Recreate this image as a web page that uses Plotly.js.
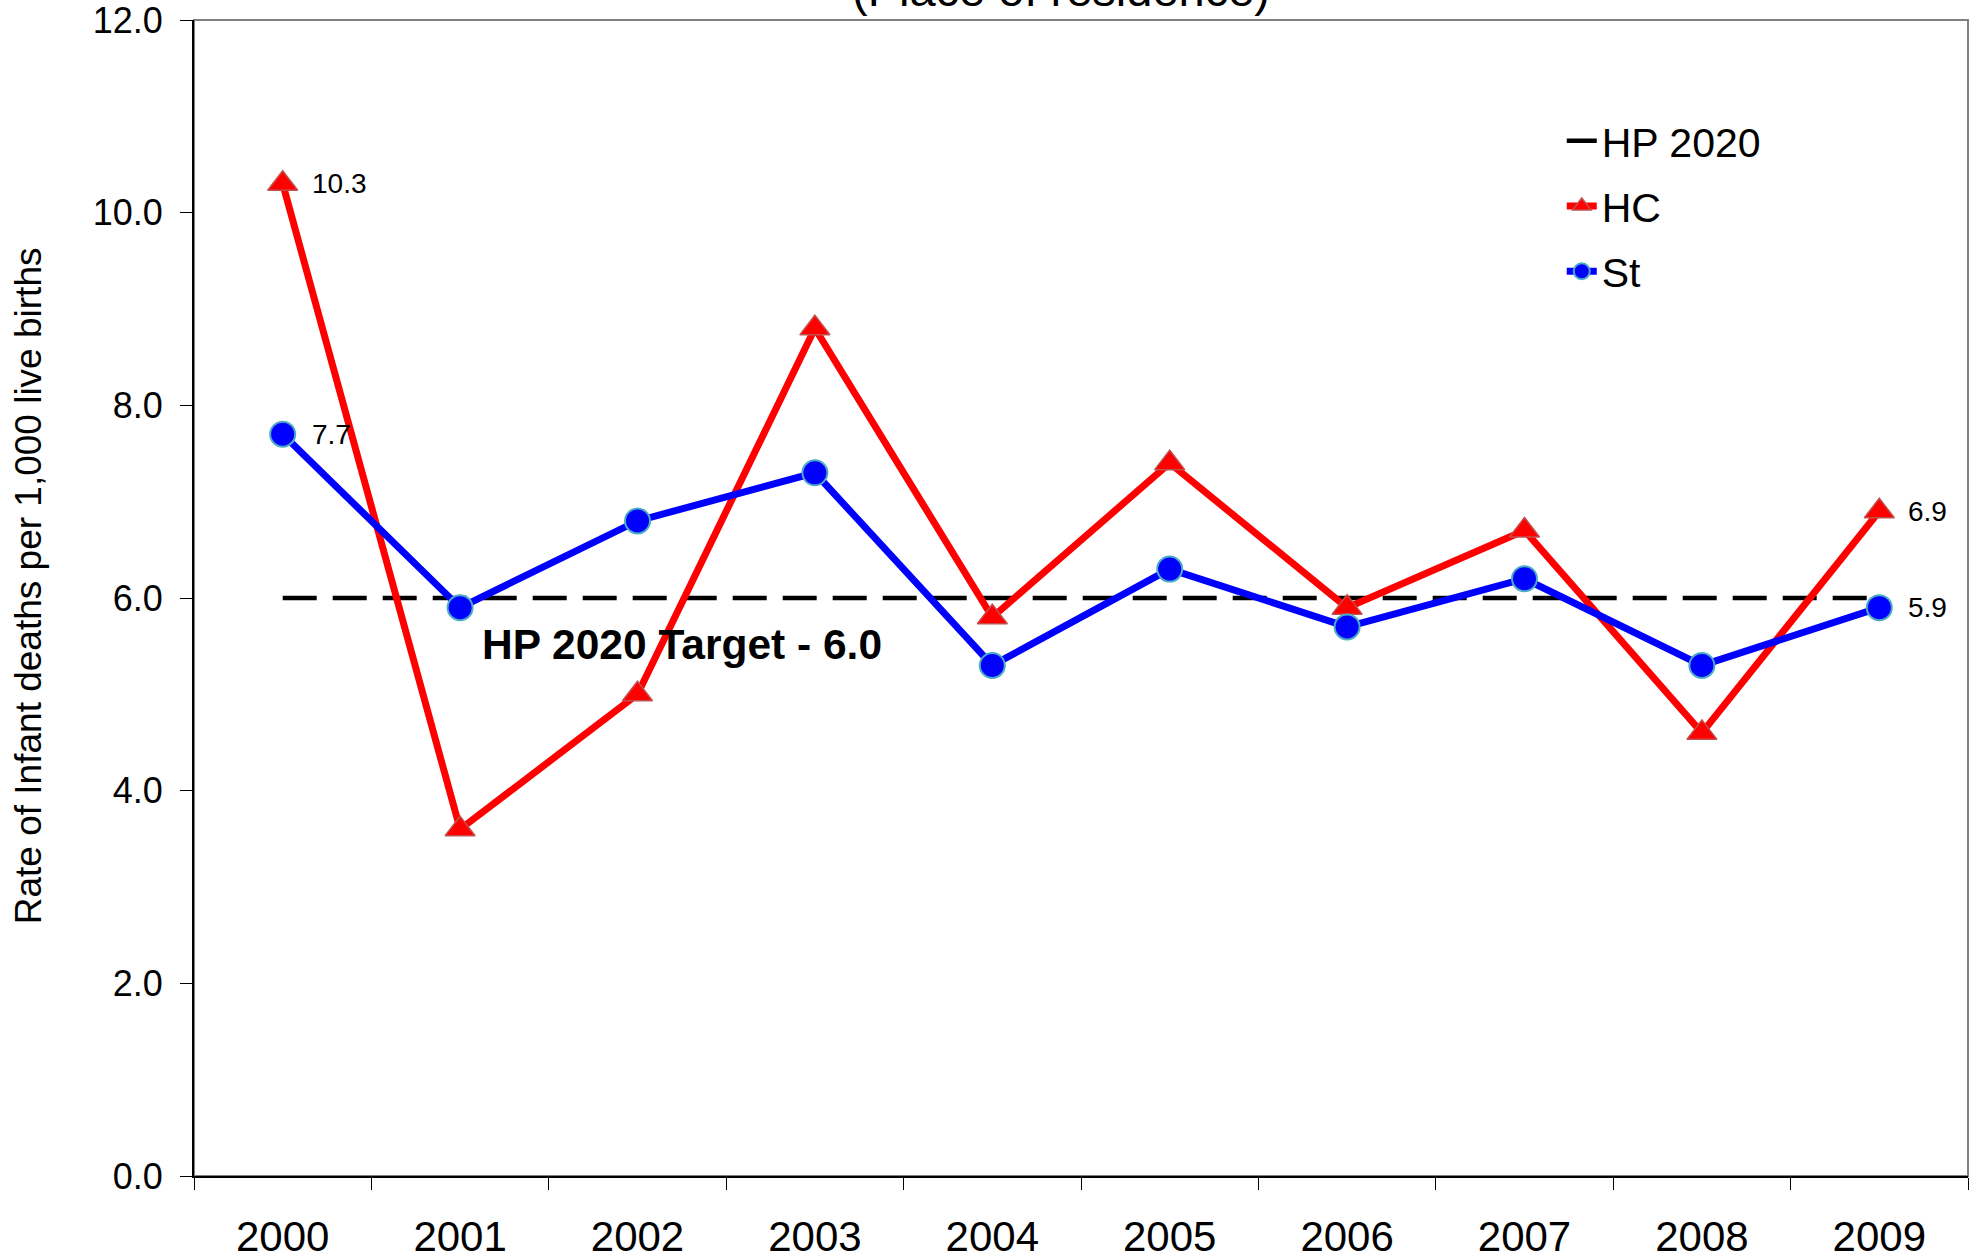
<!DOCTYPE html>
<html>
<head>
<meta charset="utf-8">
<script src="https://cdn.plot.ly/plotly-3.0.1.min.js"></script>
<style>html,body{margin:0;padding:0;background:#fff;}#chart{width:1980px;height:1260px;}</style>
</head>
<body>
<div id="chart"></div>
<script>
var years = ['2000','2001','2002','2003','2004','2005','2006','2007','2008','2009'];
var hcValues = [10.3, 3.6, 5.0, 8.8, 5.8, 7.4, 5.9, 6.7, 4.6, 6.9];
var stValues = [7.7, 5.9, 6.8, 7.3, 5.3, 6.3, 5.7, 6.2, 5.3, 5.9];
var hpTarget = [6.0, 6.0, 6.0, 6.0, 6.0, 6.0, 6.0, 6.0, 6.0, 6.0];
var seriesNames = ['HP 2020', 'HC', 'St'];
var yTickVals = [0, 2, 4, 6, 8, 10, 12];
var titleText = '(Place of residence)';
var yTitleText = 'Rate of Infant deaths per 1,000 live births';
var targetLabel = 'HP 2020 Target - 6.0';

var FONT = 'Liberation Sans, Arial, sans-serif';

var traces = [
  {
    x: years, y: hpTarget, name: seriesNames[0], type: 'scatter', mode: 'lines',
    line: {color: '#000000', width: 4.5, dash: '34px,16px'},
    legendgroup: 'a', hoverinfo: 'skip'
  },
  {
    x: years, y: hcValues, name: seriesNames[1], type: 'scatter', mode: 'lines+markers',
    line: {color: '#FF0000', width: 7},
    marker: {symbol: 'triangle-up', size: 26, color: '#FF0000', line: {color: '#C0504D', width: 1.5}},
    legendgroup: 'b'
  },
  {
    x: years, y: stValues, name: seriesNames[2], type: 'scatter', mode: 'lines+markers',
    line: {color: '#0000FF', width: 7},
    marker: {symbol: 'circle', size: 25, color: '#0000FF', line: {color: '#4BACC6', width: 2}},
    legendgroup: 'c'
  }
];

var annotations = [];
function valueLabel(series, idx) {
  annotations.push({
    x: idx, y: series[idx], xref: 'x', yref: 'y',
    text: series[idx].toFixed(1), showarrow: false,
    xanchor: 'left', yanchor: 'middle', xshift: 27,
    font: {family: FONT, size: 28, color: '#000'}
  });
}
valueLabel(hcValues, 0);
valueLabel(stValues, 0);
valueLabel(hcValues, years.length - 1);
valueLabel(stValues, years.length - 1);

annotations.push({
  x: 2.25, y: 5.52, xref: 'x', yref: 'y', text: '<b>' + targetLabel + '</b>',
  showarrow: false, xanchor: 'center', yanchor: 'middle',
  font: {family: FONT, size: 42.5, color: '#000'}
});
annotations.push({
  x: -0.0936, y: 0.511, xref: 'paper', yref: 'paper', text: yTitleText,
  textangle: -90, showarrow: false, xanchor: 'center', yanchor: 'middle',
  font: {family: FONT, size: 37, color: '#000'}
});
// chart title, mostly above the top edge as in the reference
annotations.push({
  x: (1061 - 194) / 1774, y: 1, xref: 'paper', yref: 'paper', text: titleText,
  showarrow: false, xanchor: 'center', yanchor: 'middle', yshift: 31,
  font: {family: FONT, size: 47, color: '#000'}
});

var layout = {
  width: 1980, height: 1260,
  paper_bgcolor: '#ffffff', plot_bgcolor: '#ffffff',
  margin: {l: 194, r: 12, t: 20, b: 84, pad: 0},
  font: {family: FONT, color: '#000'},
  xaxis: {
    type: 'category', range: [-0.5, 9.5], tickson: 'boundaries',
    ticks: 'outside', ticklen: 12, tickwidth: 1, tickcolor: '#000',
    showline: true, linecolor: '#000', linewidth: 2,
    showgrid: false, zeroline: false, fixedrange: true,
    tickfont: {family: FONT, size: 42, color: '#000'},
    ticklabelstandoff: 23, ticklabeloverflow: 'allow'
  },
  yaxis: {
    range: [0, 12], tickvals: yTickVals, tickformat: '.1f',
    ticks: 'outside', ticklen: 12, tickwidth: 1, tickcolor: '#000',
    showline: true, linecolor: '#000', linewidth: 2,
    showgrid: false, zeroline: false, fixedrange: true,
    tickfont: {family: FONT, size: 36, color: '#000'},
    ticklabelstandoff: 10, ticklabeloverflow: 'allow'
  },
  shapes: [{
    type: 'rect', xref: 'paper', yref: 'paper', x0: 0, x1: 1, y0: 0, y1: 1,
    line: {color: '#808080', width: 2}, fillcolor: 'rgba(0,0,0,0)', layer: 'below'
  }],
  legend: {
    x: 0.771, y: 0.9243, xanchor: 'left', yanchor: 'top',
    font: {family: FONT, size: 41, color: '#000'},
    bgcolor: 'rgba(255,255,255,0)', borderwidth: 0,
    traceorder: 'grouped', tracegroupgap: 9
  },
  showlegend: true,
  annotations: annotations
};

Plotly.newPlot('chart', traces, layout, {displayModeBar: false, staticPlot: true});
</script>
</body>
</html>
# # # #
* WORK TO COMPLETE: Repeat exactly and only the lines from the start of the data above through the line that holds "var FONT = 'Liberation", inclusive. Pictures do not belong in the copy.

* TASK RESULT:
Recreate this image as a web page that uses Plotly.js.
<!DOCTYPE html>
<html>
<head>
<meta charset="utf-8">
<script src="https://cdn.plot.ly/plotly-3.0.1.min.js"></script>
<style>html,body{margin:0;padding:0;background:#fff;}#chart{width:1980px;height:1260px;}</style>
</head>
<body>
<div id="chart"></div>
<script>
var years = ['2000','2001','2002','2003','2004','2005','2006','2007','2008','2009'];
var hcValues = [10.3, 3.6, 5.0, 8.8, 5.8, 7.4, 5.9, 6.7, 4.6, 6.9];
var stValues = [7.7, 5.9, 6.8, 7.3, 5.3, 6.3, 5.7, 6.2, 5.3, 5.9];
var hpTarget = [6.0, 6.0, 6.0, 6.0, 6.0, 6.0, 6.0, 6.0, 6.0, 6.0];
var seriesNames = ['HP 2020', 'HC', 'St'];
var yTickVals = [0, 2, 4, 6, 8, 10, 12];
var titleText = '(Place of residence)';
var yTitleText = 'Rate of Infant deaths per 1,000 live births';
var targetLabel = 'HP 2020 Target - 6.0';

var FONT = 'Liberation Sans, Arial, sans-serif';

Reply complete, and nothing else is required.